Chantal Kesteloot: Les stéréotypes sont profondément ancrés. Il demeure un fossé entre les travaux courageux des jeunes historiens et les croyances de la population. Des journaux comme De Standaard ou Gazet van Antwerpen maintiennent leurs tribunes grandes ouvertes aux penseurs de l’ancienne génération.

Pour rapprocher les points de vue, vous proposez d’organiser un débat fédéral, au Parlement, sur le passé de guerre de la Belgique…

Chantal Kesteloot et José Gotovitch: Oui. Notre centre d’études (le Ceges) peut aider le Parlement fédéral à établir un état précis des connaissances en ce qui concerne la collaboration et la répression.
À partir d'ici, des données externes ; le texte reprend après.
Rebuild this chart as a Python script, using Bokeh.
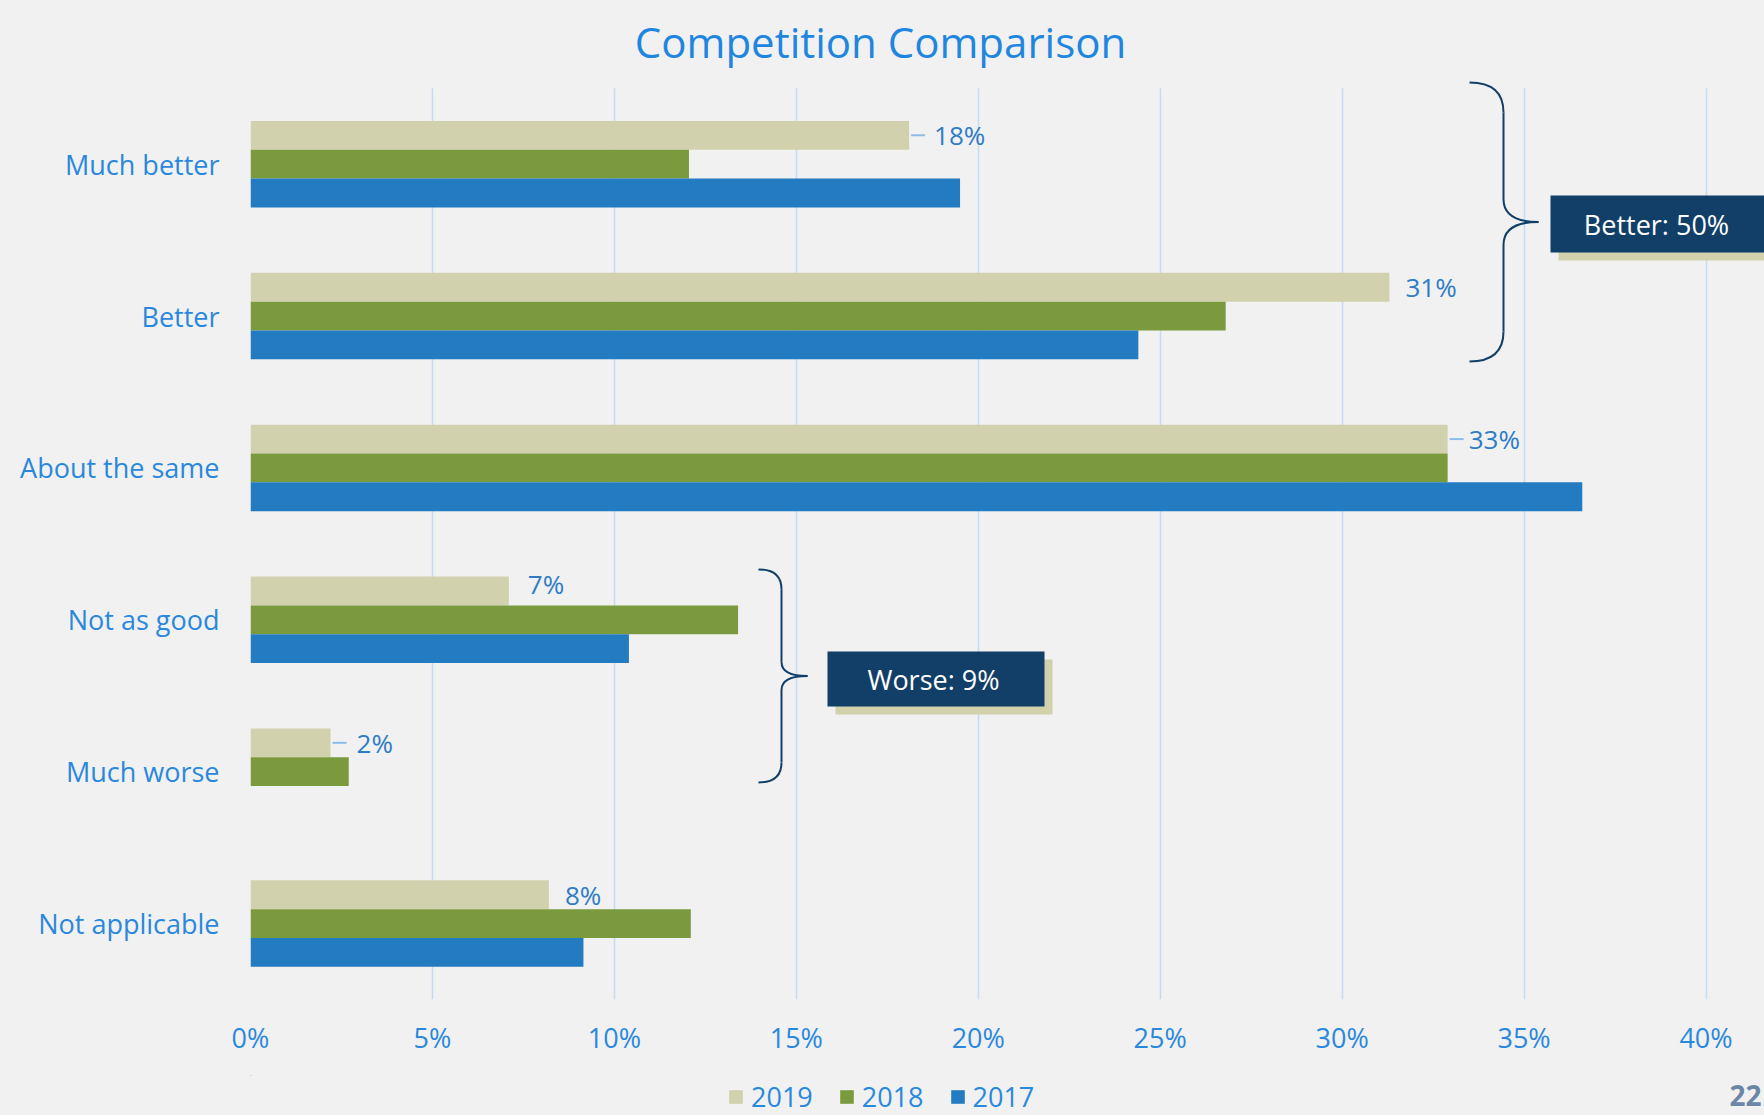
from bokeh.plotting import figure
from bokeh.layouts import column
from bokeh.models import (ColumnDataSource, Range1d, FixedTicker, NumeralTickFormatter,
                          Legend, LegendItem, BoxAnnotation)
from bokeh.transform import dodge
from bokeh.embed import file_html
from bokeh.resources import INLINE
from bokeh.core.properties import value

# ---------------- data ----------------
categories = ["Much better", "Better", "About the same", "Not as good", "Much worse", "Not applicable"]
years = ["2019", "2018", "2017"]
v2019 = [0.181, 0.313, 0.329, 0.071, 0.022, 0.082]
v2018 = [0.1205, 0.268, 0.329, 0.134, 0.027, 0.121]
v2017 = [0.195, 0.244, 0.366, 0.104, 0.0, 0.0915]
x_ticks = [0.0, 0.05, 0.10, 0.15, 0.20, 0.25, 0.30, 0.35, 0.40]
title_text = "Competition Comparison"
group_texts = ["Better: 50%", "Worse: 9%"]
page_number = "22"

# ---------------- style ----------------
FONT = "Open Sans"
C2019, C2018, C2017 = "#D1D2AD", "#7A9A3D", "#237BC2"
BLUE_TXT = "#2A88DC"
LABEL_TXT = "#2E7CC6"
NAVY = "#113F68"
SHADOW = "#D1D1AC"
BG = "#F1F1F1"
GRID = "#C6DCF3"
W, H = 1764, 1115
TOP_H, BOT_H = 80, 40

FRAME_LEFT, FRAME_TOP, FRAME_BOTTOM = 250, TOP_H, 999
FRAME_W = W - FRAME_LEFT
FRAME_H = FRAME_BOTTOM - FRAME_TOP
PX_PER_X = 1455.5 / 0.40          # pixels per unit of x
PX_PER_Y = 151.9                  # pixels per category
GRID_TOP = 87.75
y_top = -0.5 - (GRID_TOP - FRAME_TOP) / PX_PER_Y
x_end = FRAME_W / PX_PER_X
BAR_H = 0.19


def px_x(px):
    return px / PX_PER_X


def px_y(px):
    return px / PX_PER_Y


def y_of(ref_px):
    return -0.5 + (ref_px - GRID_TOP) / PX_PER_Y


def x_of(ref_px):
    return (ref_px - FRAME_LEFT) / PX_PER_X


def strip(height):
    # a plain strip whose coordinates are page pixels
    f = figure(frame_width=FRAME_W, frame_height=height,
               x_range=Range1d(FRAME_LEFT, W), y_range=Range1d(height, 0),
               x_axis_type=None, y_axis_type=None, output_backend="svg", toolbar_location=None,
               min_border_left=FRAME_LEFT, min_border_right=0, min_border_top=0,
               min_border_bottom=0, background_fill_color=BG, border_fill_color=None,
               outline_line_color=None, styles={"background-color": BG})
    f.grid.visible = False
    return f


# ---------------- title strip ----------------
top = strip(TOP_H)
top.text(x=[880], y=[40.7], text=[title_text], text_font=value(FONT), text_font_size="42px",
         text_color="#1F86E0", text_align="center", text_baseline="alphabetic")

# ---------------- main chart ----------------
p = figure(frame_width=FRAME_W, frame_height=FRAME_H,
           x_range=Range1d(0, x_end), y_range=Range1d(5.5, y_top),
           output_backend="svg", toolbar_location=None,
           min_border_left=FRAME_LEFT, min_border_right=0, min_border_top=0,
           min_border_bottom=H - TOP_H - BOT_H - FRAME_H,
           background_fill_color=BG, border_fill_color=None, outline_line_color=None,
           styles={"background-color": BG})

idx = list(range(len(categories)))
src = ColumnDataSource(dict(idx=idx, v2019=v2019, v2018=v2018, v2017=v2017))

p.hbar(y=dodge("idx", -BAR_H, range=p.y_range), left=0, right="v2019", height=BAR_H,
       source=src, fill_color=C2019, line_color=None)
p.hbar(y=dodge("idx", 0.0, range=p.y_range), left=0, right="v2018", height=BAR_H,
       source=src, fill_color=C2018, line_color=None)
p.hbar(y=dodge("idx", BAR_H, range=p.y_range), left=0, right="v2017", height=BAR_H,
       source=src, fill_color=C2017, line_color=None)

# data labels for 2019
lab_dx = [25, 16, 21, 19, 26, 16]
lab_dy = [0, 0, 0, -7, 0, 0]
has_leader = [True, False, True, False, True, False]
lab_src = ColumnDataSource(dict(
    x=v2019, y=[i - BAR_H for i in idx],
    text=["%d%%" % round(v * 100) for v in v2019],
    dx=lab_dx, dy=lab_dy))
p.text(x="x", y="y", text="text", x_offset="dx", y_offset="dy", source=lab_src,
       text_font=value(FONT), text_font_size="26px", text_color=LABEL_TXT,
       text_align="left", text_baseline="middle")
lead_x0 = [v + px_x(2) for v, h in zip(v2019, has_leader) if h]
lead_x1 = [v + px_x(16) for v, h in zip(v2019, has_leader) if h]
lead_y = [i - BAR_H for i, h in zip(idx, has_leader) if h]
p.segment(x0=lead_x0, x1=lead_x1, y0=lead_y, y1=lead_y, line_color="#8DBCE8", line_width=2)

# axes
p.xaxis.ticker = FixedTicker(ticks=x_ticks)
p.xaxis.formatter = NumeralTickFormatter(format="0%")
p.yaxis.ticker = FixedTicker(ticks=idx)
p.yaxis.major_label_overrides = {i: c for i, c in zip(idx, categories)}
for ax in (p.xaxis, p.yaxis):
    ax.axis_line_color = None
    ax.major_tick_line_color = None
    ax.minor_tick_line_color = None
    ax.major_tick_out = 0
    ax.major_tick_in = 0
    ax.major_label_text_font = FONT
    ax.major_label_text_font_size = "27px"
    ax.major_label_text_color = BLUE_TXT
p.xaxis.major_label_standoff = 19
p.yaxis.major_label_standoff = 31

p.xgrid.grid_line_color = GRID
p.xgrid.grid_line_width = 1.6
p.ygrid.grid_line_color = None

# hide grid above the first category band
p.add_layout(BoxAnnotation(bottom=-0.5, fill_color=BG, fill_alpha=1.0, line_color=None,
                           level="underlay"))


# braces
def brace(x_end_px, x_line_px, x_tip_px, y_t, y_b, r_end, r_tip):
    xe, xl, xt = x_of(x_end_px), x_of(x_line_px), x_of(x_tip_px)
    ym = (y_t + y_b) / 2
    re, rt = px_y(r_end), px_y(r_tip)
    p.quadratic(x0=[xe, xe], y0=[y_t, y_b], x1=[xl, xl], y1=[y_t + re, y_b - re],
                cx=[xl, xl], cy=[y_t, y_b], line_color=NAVY, line_width=2)
    p.segment(x0=[xl, xl], y0=[y_t + re, ym + rt], x1=[xl, xl], y1=[ym - rt, y_b - re],
              line_color=NAVY, line_width=2)
    p.quadratic(x0=[xl, xl], y0=[ym - rt, ym + rt], x1=[xt, xt], y1=[ym, ym],
                cx=[xl, xl], cy=[ym, ym], line_color=NAVY, line_width=2)


brace(1469, 1503, 1538, y_of(82), y_of(361), 30, 23)
brace(758, 781, 807, y_of(569), y_of(782), 20, 14)

# boxes
box_left = [x_of(1550), x_of(827)]
box_right = [x_of(1775), x_of(1044)]
box_top = [y_of(195), y_of(651)]
box_bot = [y_of(252), y_of(706)]
p.quad(left=[b + px_x(8) for b in box_left], right=[b + px_x(8) for b in box_right],
       top=[b + px_y(8) for b in box_top], bottom=[b + px_y(8) for b in box_bot],
       fill_color=SHADOW, line_color=None)
p.quad(left=box_left, right=box_right, top=box_top, bottom=box_bot,
       fill_color=NAVY, line_color=None)
p.text(x=[x_of(1656), x_of(933)], y=[y_of(224), y_of(679)], text=group_texts,
       text_font=value(FONT), text_font_size="27px", text_color="white",
       text_align="center", text_baseline="middle")

# ---------------- legend strip ----------------
bot = strip(BOT_H)
# legend proxies: one swatch each, placed outside the strip's visible range
dummy = [bot.hbar(y=[-100], left=[FRAME_LEFT], right=[FRAME_LEFT + 1], height=1,
                  fill_color=c, line_color=None)
         for c in (C2019, C2018, C2017)]
legend = Legend(items=[LegendItem(label=y, renderers=[r]) for y, r in zip(years, dummy)],
                orientation="horizontal", location=(727 - FRAME_LEFT, 0),
                glyph_width=17, glyph_height=17, label_standoff=7, spacing=25,
                padding=0, margin=0, border_line_color=None, background_fill_alpha=0,
                label_text_font=FONT, label_text_font_size="27px", label_text_color=BLUE_TXT)
bot.add_layout(legend)
bot.text(x=[W - 3], y=[20], text=[page_number], text_font=value(FONT), text_font_size="28px",
         text_font_style="bold", text_color="#6B86A6", text_align="right", text_baseline="middle")

layout = column(top, p, bot, spacing=0, styles={"background-color": BG})
html = file_html(layout, INLINE)
html = html.replace("</head>",
                    "<style>html, body { background-color: %s !important; }</style></head>" % BG, 1)
open("out.html", "w").write(html)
Sur une telle base, seulement, on pourra dépasser les stéréotypes qui ont empoisonné le débat politique tout au long de ces trente dernières années.

Il ne sera plus jamais question d’une amnistie?

José Gotovitch: Parler en ces termes rend tout débat impossible. En Flandre, depuis les années 1990, un courant très nettement majoritaire l’a compris. Grâce, aussi, au renvoi des chrétiens du CD & V dans l’opposition, tout se conjugue pour permettre une vraie discussion.

Mais les partis francophones ne semblent guère pressés. Ils acceptent tout au plus un débat académique et historique. Pas vraiment leur priorité, d’ailleurs…

José Gotovitch et Chantal Kesteloot: Effectivement. Ils hésitent à s’engager. On ne peut pas parler d’un blocage réel. Plutôt d’une forme d’indifférence. Certains considèrent cela comme une énième concession au nord du pays, où le Mouvement flamand – en crise – chercherait avant tout à se refaire une image positive. D’autres estiment qu’à un an du scrutin législatif ils n’ont rien à y gagner sur le plan électoral. Dans cet Etat fédéral en constante mutation, d’autres encore préfèrent faire un amalgame facile entre la Flandre et le Vlaams Blok. Après les prochaines élections, peut-être, les esprits seront mûrs…

(1) Occupation, répression. Un passé qui résiste. Éditions Labor, avril 2002.

(2) La RTBF consacrera une émission spéciale au même thème. Les années belges, jeudi 2 mai, 21 h 50.